R_xy = ifft(fft(x,N) * conj(fft(y,N))) / (norm(x) * norm(y))

This can be made unbiased by recomputing the norms for just the overlapping parts, but then you may as well do the entire computation in the time domain. Also, you'll see different versions of normalization. Instead of being normalized to unity, sometimes the cross-correlation is normalized by M (biased), where M = max(size(x), size(y)), or M-|m| (an unbiased estimate of the mth lag).

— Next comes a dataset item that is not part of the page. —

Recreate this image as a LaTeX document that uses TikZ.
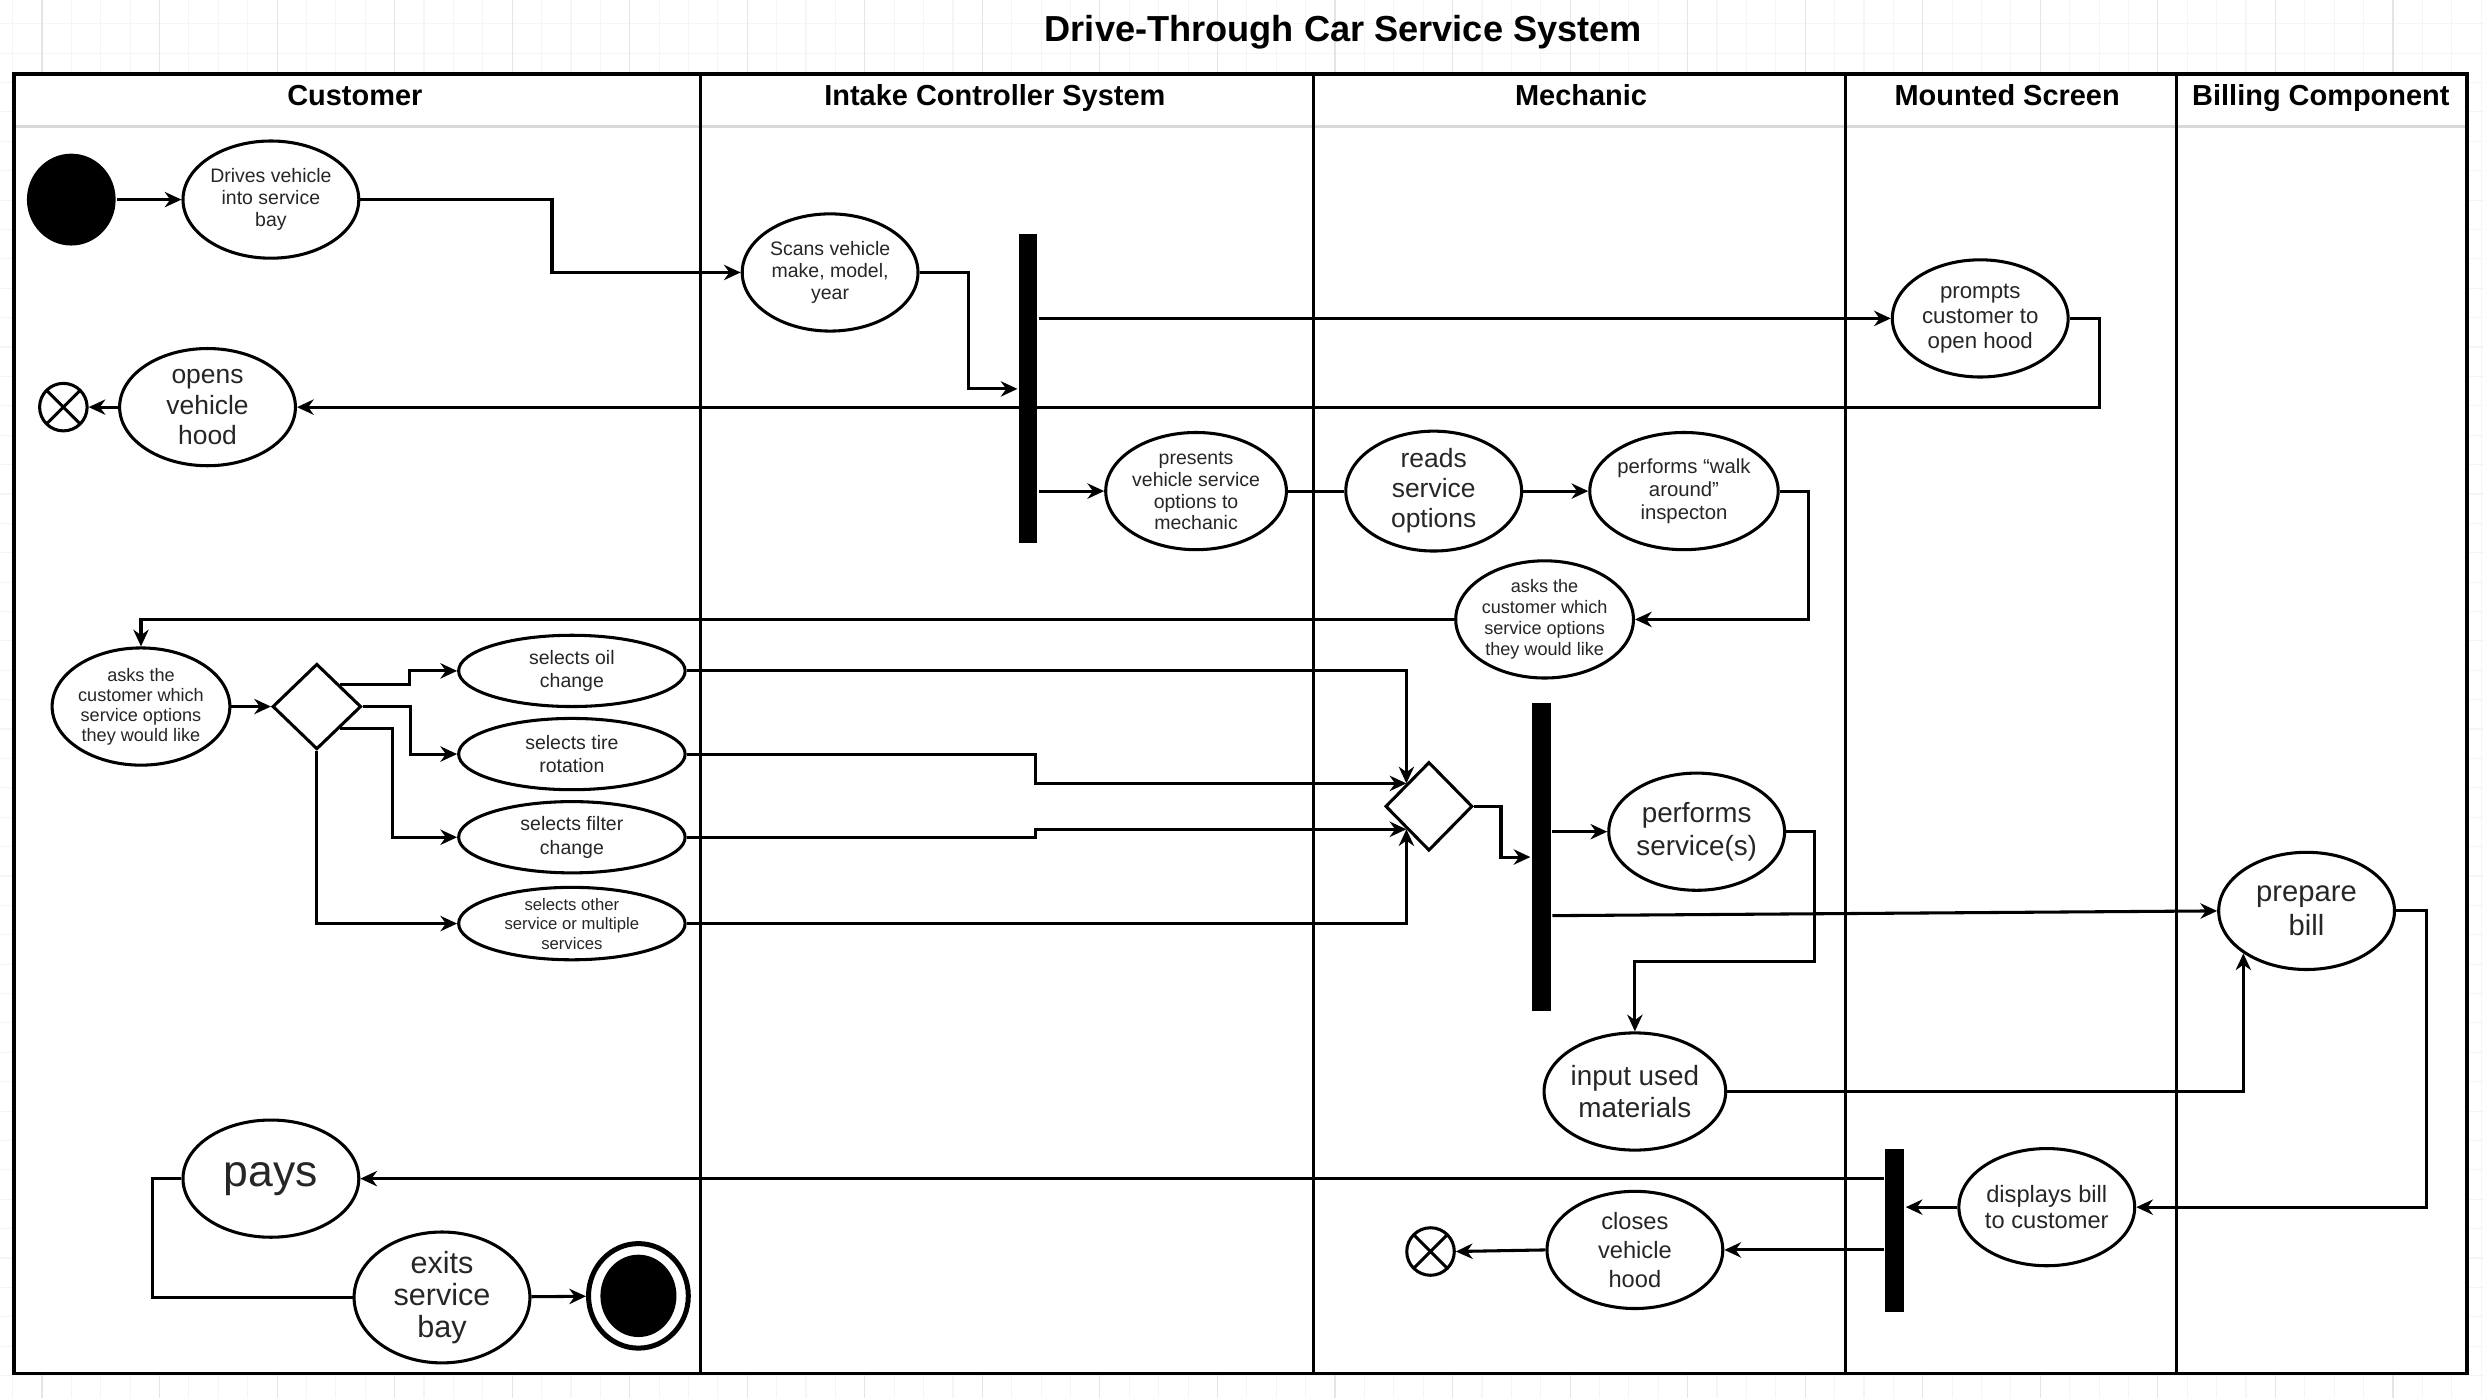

For maximum statistical significance the mean (DC bias) should be removed before computing the correlation. This is called the cross-covariance (xcov in MATLAB):

x2 = x - mean(x)
y2 = y - mean(y)
phi_xy = ifft(fft(x2,N) * conj(fft(y2,N))) / (norm(x2) * norm(y2))

Answer 4

if you are using Matlab try the cross correlate function:

c= xcorr(x,y)

Here's the Matlab documentation:

xcorr estimates the cross-correlation sequence of a random process. Autocorrelation is handled as a special case.

...

c = xcorr(x,y) returns the cross-correlation sequence in a length 2*N-1 vector, where x and y are length N vectors (N > 1). If x and y are not the same length, the shorter vector is zero-padded to the length of the longer vector.